NMR-based solution structure of the Caulobacter crescentus ProXp-ala trans-editing enzyme

Abstract

ProXp-ala is a key component of the translational machinery in all three Domains of life. This enzyme helps to maintain the fidelity of proline codon translation through aminoacyl-tRNA^Pro proofreading. In the first step of tRNA aminoacylation, the cognate aminoacyl-tRNA synthetase (aaRS) binds and activates an amino acid in the enzyme’s synthetic active site. If a non-cognate amino acid passes this first selection step and is charged onto the tRNA, a distinct aaRS editing active site may recognize the mischarged tRNA and deacylate it.
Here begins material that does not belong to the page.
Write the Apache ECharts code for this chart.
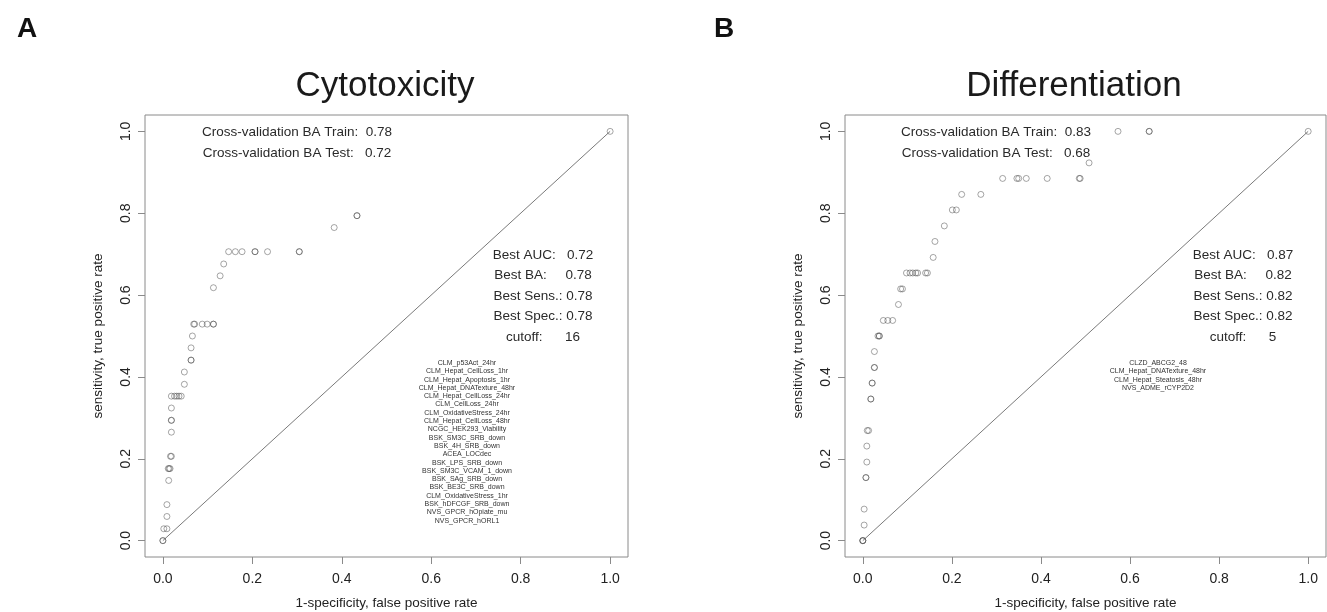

Alternatively, this editing reaction may be carried out by a separate enzyme that deacylates the mischarged tRNA in trans. ProXp-ala is responsible for editing Ala mischarged onto tRNA^Pro. Since trans-editing domains such as ProXp-ala bind their substrates after release from the synthetase, they must recognize not only the mischarged amino acid, but also the specific tRNA. Previous studies showed that Caulobacter crescentus (Cc) ProXp-ala distinguishes tRNA^Pro from tRNA^Ala, in part, based on the unique tRNA^Pro acceptor stem base pair C1:G72. Previous crystallographic and NMR data also revealed a role for conformational selection by the ProXp-ala α2 helix in Ala- versus Pro-tRNA^Pro substrate discrimination. The α2 helix makes lattice contacts in the crystal, which left some uncertainty as to its position in solution. We report resonance assignments for the substrate-free Cc ProXp-ala and the NMR-derived three-dimensional structure of the protein. These data reveal the position of the α2 helix in solution, with implications for substrate binding and recognition.